───── Dataset excerpt

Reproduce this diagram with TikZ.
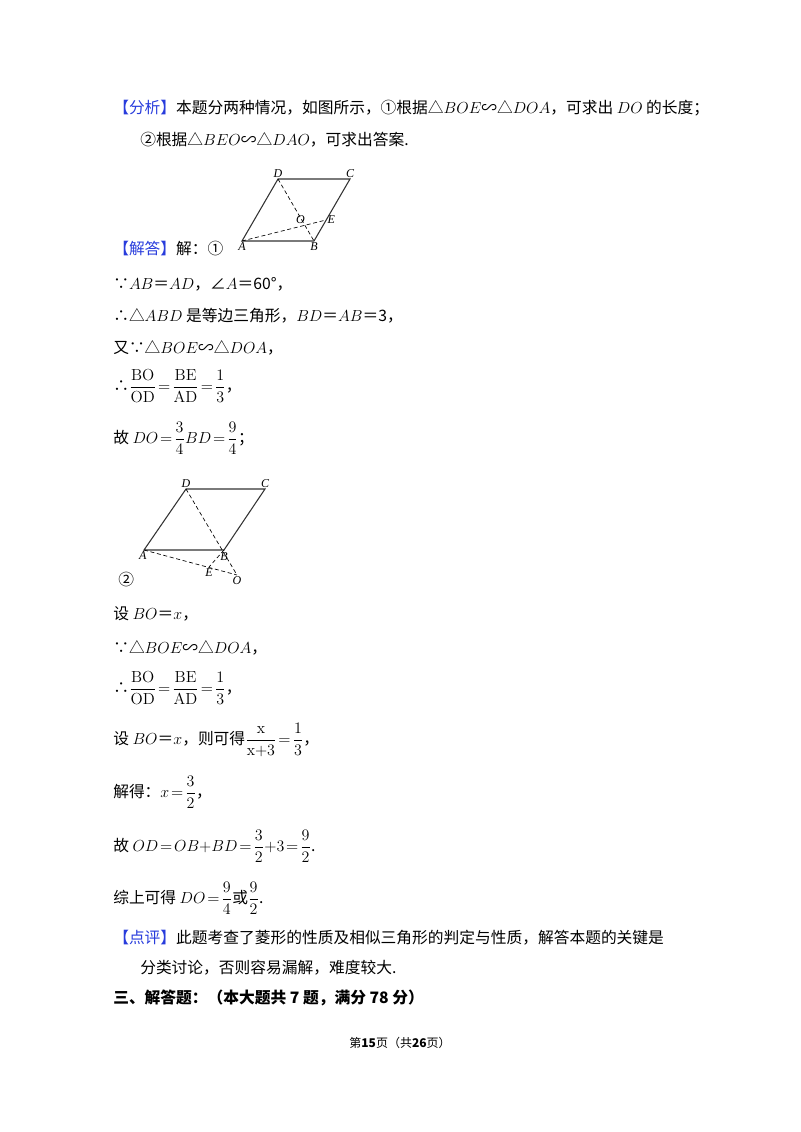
\documentclass[tikz,border=0pt]{standalone}
\usepackage{amsmath}
\usepackage[no-math]{fontspec}
\setmainfont{Noto Sans CJK SC}
\newfontfamily\latin{Liberation Serif}
\usetikzlibrary{positioning}
\definecolor{tagblue}{RGB}{40,60,220}

\tikzset{
  line/.style={anchor=west, inner sep=0pt, font=\fontsize{11.8}{14}\selectfont},
  edge/.style={line width=0.8pt, black!80},
  aux/.style={dashed, line width=0.5pt, dash pattern=on 3pt off 2pt},
  pt/.style={inner sep=1pt, font=\fontsize{9}{10}\selectfont\latin\itshape}
}
\newcommand{\tagb}[1]{{\color{tagblue}【#1】}}

\begin{document}
\begin{tikzpicture}[x=0.75pt,y=-0.75pt]
\useasboundingbox (0,0) rectangle (800,1132);

% analysis
\node[line] (l1) at (113,108) {\tagb{分析}本题分两种情况，如图所示，①根据△$BOE$∽△$DOA$，可求出 $DO$ 的长度；};
\node[line] (l2) at (140,140) {②根据△$BEO$∽△$DAO$，可求出答案.};

% figure 1
\coordinate (A) at (242,241);
\coordinate (B) at (314,241);
\coordinate (C) at (350,179);
\coordinate (D) at (278,179);
\coordinate (O) at (305,225.5);
\coordinate (E) at (326,220);
\draw[edge] (A) -- (B) -- (C) -- (D) -- cycle;
\draw[aux] (D) -- (B);
\draw[aux] (A) -- (E);
\node[pt, above] (lD) at (D) {D};
\node[pt, above] (lC) at (C) {C};
\node[pt, above left=0pt and -1pt] (lO) at (O) {O};
\node[pt, right] (lE) at (E) {E};
\node[pt, below] (lA) at (A) {A};
\node[pt, below] (lB) at (B) {B};

\node[line] (l3) at (113,249) {\tagb{解答}解：①};
\node[line] (l4) at (113,284) {∵$AB$＝$AD$，∠$A$＝60°，};
\node[line] (l5) at (113,316) {∴△$ABD$ 是等边三角形，$BD$＝$AB$＝3，};
\node[line] (l6) at (113,348) {又∵△$BOE$∽△$DOA$，};
\node[line] (l7) at (113,386) {∴$\dfrac{\mathrm{BO}}{\mathrm{OD}}\!=\!\dfrac{\mathrm{BE}}{\mathrm{AD}}\!=\!\dfrac{1}{3}$，};
\node[line] (l8) at (113,438) {故 $DO\!=\!\dfrac{3}{4}BD\!=\!\dfrac{9}{4}$；};

% figure 2
\coordinate (A2) at (144,550);
\coordinate (B2) at (224,550);
\coordinate (C2) at (265,489);
\coordinate (D2) at (186,489);
\coordinate (E2) at (209,567);
\coordinate (O2) at (237,575);
\draw[edge] (A2) -- (B2) -- (C2) -- (D2) -- cycle;
\draw[aux] (D2) -- (O2);
\draw[aux] (A2) -- (O2);
\draw[aux] (B2) -- (E2);
\node[pt, above] (lD2) at (D2) {D};
\node[pt, above] (lC2) at (C2) {C};
\node[pt, below left=0pt and -3pt] (lA2) at (A2) {A};
\node[pt, below=1pt] (lB2) at (B2) {B};
\node[pt, below=0pt] (lE2) at (E2) {E};
\node[pt, below=0pt] (lO2) at (O2) {O};
\node[line] (c2) at (118,580) {②};

\node[line] (l9) at (113,614) {设 $BO$＝$x$，};
\node[line] (l10) at (113,648) {∵△$BOE$∽△$DOA$，};
\node[line] (l11) at (113,688) {∴$\dfrac{\mathrm{BO}}{\mathrm{OD}}\!=\!\dfrac{\mathrm{BE}}{\mathrm{AD}}\!=\!\dfrac{1}{3}$，};
\node[line] (l12) at (113,740) {设 $BO$＝$x$，则可得$\dfrac{\mathrm{x}}{\mathrm{x{+}3}}\!=\!\dfrac{1}{3}$，};
\node[line] (l13) at (113,792) {解得：$x\!=\!\dfrac{3}{2}$，};
\node[line] (l14) at (113,846) {故 $OD\!=\!OB{+}BD\!=\!\dfrac{3}{2}{+}3\!=\!\dfrac{9}{2}$.};
\node[line] (l15) at (113,898) {综上可得 $DO\!=\!\dfrac{9}{4}$或$\dfrac{9}{2}$.};

% comment
\node[line] (l16) at (113,938) {\tagb{点评}此题考查了菱形的性质及相似三角形的判定与性质，解答本题的关键是};
\node[line] (l17) at (140,968) {分类讨论，否则容易漏解，难度较大.};
\node[line, font=\fontsize{11.8}{14}\selectfont\bfseries] (l18) at (113,998) {三、解答题：（本大题共 7 题，满分 78 分）};

% footer
\node[inner sep=0pt, font=\fontsize{9}{11}\selectfont] (foot) at (400,1043) {第\textbf{15}页（共\textbf{26}页）};
\end{tikzpicture}
\end{document}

──────────

Do this
Repeat the material above in full and exactly, apart from the pictures.

The reply
Reproduce this diagram with TikZ.
\documentclass[tikz,border=0pt]{standalone}
\usepackage{amsmath}
\usepackage[no-math]{fontspec}
\setmainfont{Noto Sans CJK SC}
\newfontfamily\latin{Liberation Serif}
\usetikzlibrary{positioning}
\definecolor{tagblue}{RGB}{40,60,220}

\tikzset{
  line/.style={anchor=west, inner sep=0pt, font=\fontsize{11.8}{14}\selectfont},
  edge/.style={line width=0.8pt, black!80},
  aux/.style={dashed, line width=0.5pt, dash pattern=on 3pt off 2pt},
  pt/.style={inner sep=1pt, font=\fontsize{9}{10}\selectfont\latin\itshape}
}
\newcommand{\tagb}[1]{{\color{tagblue}【#1】}}

\begin{document}
\begin{tikzpicture}[x=0.75pt,y=-0.75pt]
\useasboundingbox (0,0) rectangle (800,1132);

% analysis
\node[line] (l1) at (113,108) {\tagb{分析}本题分两种情况，如图所示，①根据△$BOE$∽△$DOA$，可求出 $DO$ 的长度；};
\node[line] (l2) at (140,140) {②根据△$BEO$∽△$DAO$，可求出答案.};

% figure 1
\coordinate (A) at (242,241);
\coordinate (B) at (314,241);
\coordinate (C) at (350,179);
\coordinate (D) at (278,179);
\coordinate (O) at (305,225.5);
\coordinate (E) at (326,220);
\draw[edge] (A) -- (B) -- (C) -- (D) -- cycle;
\draw[aux] (D) -- (B);
\draw[aux] (A) -- (E);
\node[pt, above] (lD) at (D) {D};
\node[pt, above] (lC) at (C) {C};
\node[pt, above left=0pt and -1pt] (lO) at (O) {O};
\node[pt, right] (lE) at (E) {E};
\node[pt, below] (lA) at (A) {A};
\node[pt, below] (lB) at (B) {B};

\node[line] (l3) at (113,249) {\tagb{解答}解：①};
\node[line] (l4) at (113,284) {∵$AB$＝$AD$，∠$A$＝60°，};
\node[line] (l5) at (113,316) {∴△$ABD$ 是等边三角形，$BD$＝$AB$＝3，};
\node[line] (l6) at (113,348) {又∵△$BOE$∽△$DOA$，};
\node[line] (l7) at (113,386) {∴$\dfrac{\mathrm{BO}}{\mathrm{OD}}\!=\!\dfrac{\mathrm{BE}}{\mathrm{AD}}\!=\!\dfrac{1}{3}$，};
\node[line] (l8) at (113,438) {故 $DO\!=\!\dfrac{3}{4}BD\!=\!\dfrac{9}{4}$；};

% figure 2
\coordinate (A2) at (144,550);
\coordinate (B2) at (224,550);
\coordinate (C2) at (265,489);
\coordinate (D2) at (186,489);
\coordinate (E2) at (209,567);
\coordinate (O2) at (237,575);
\draw[edge] (A2) -- (B2) -- (C2) -- (D2) -- cycle;
\draw[aux] (D2) -- (O2);
\draw[aux] (A2) -- (O2);
\draw[aux] (B2) -- (E2);
\node[pt, above] (lD2) at (D2) {D};
\node[pt, above] (lC2) at (C2) {C};
\node[pt, below left=0pt and -3pt] (lA2) at (A2) {A};
\node[pt, below=1pt] (lB2) at (B2) {B};
\node[pt, below=0pt] (lE2) at (E2) {E};
\node[pt, below=0pt] (lO2) at (O2) {O};
\node[line] (c2) at (118,580) {②};

\node[line] (l9) at (113,614) {设 $BO$＝$x$，};
\node[line] (l10) at (113,648) {∵△$BOE$∽△$DOA$，};
\node[line] (l11) at (113,688) {∴$\dfrac{\mathrm{BO}}{\mathrm{OD}}\!=\!\dfrac{\mathrm{BE}}{\mathrm{AD}}\!=\!\dfrac{1}{3}$，};
\node[line] (l12) at (113,740) {设 $BO$＝$x$，则可得$\dfrac{\mathrm{x}}{\mathrm{x{+}3}}\!=\!\dfrac{1}{3}$，};
\node[line] (l13) at (113,792) {解得：$x\!=\!\dfrac{3}{2}$，};
\node[line] (l14) at (113,846) {故 $OD\!=\!OB{+}BD\!=\!\dfrac{3}{2}{+}3\!=\!\dfrac{9}{2}$.};
\node[line] (l15) at (113,898) {综上可得 $DO\!=\!\dfrac{9}{4}$或$\dfrac{9}{2}$.};

% comment
\node[line] (l16) at (113,938) {\tagb{点评}此题考查了菱形的性质及相似三角形的判定与性质，解答本题的关键是};
\node[line] (l17) at (140,968) {分类讨论，否则容易漏解，难度较大.};
\node[line, font=\fontsize{11.8}{14}\selectfont\bfseries] (l18) at (113,998) {三、解答题：（本大题共 7 题，满分 78 分）};

% footer
\node[inner sep=0pt, font=\fontsize{9}{11}\selectfont] (foot) at (400,1043) {第\textbf{15}页（共\textbf{26}页）};
\end{tikzpicture}
\end{document}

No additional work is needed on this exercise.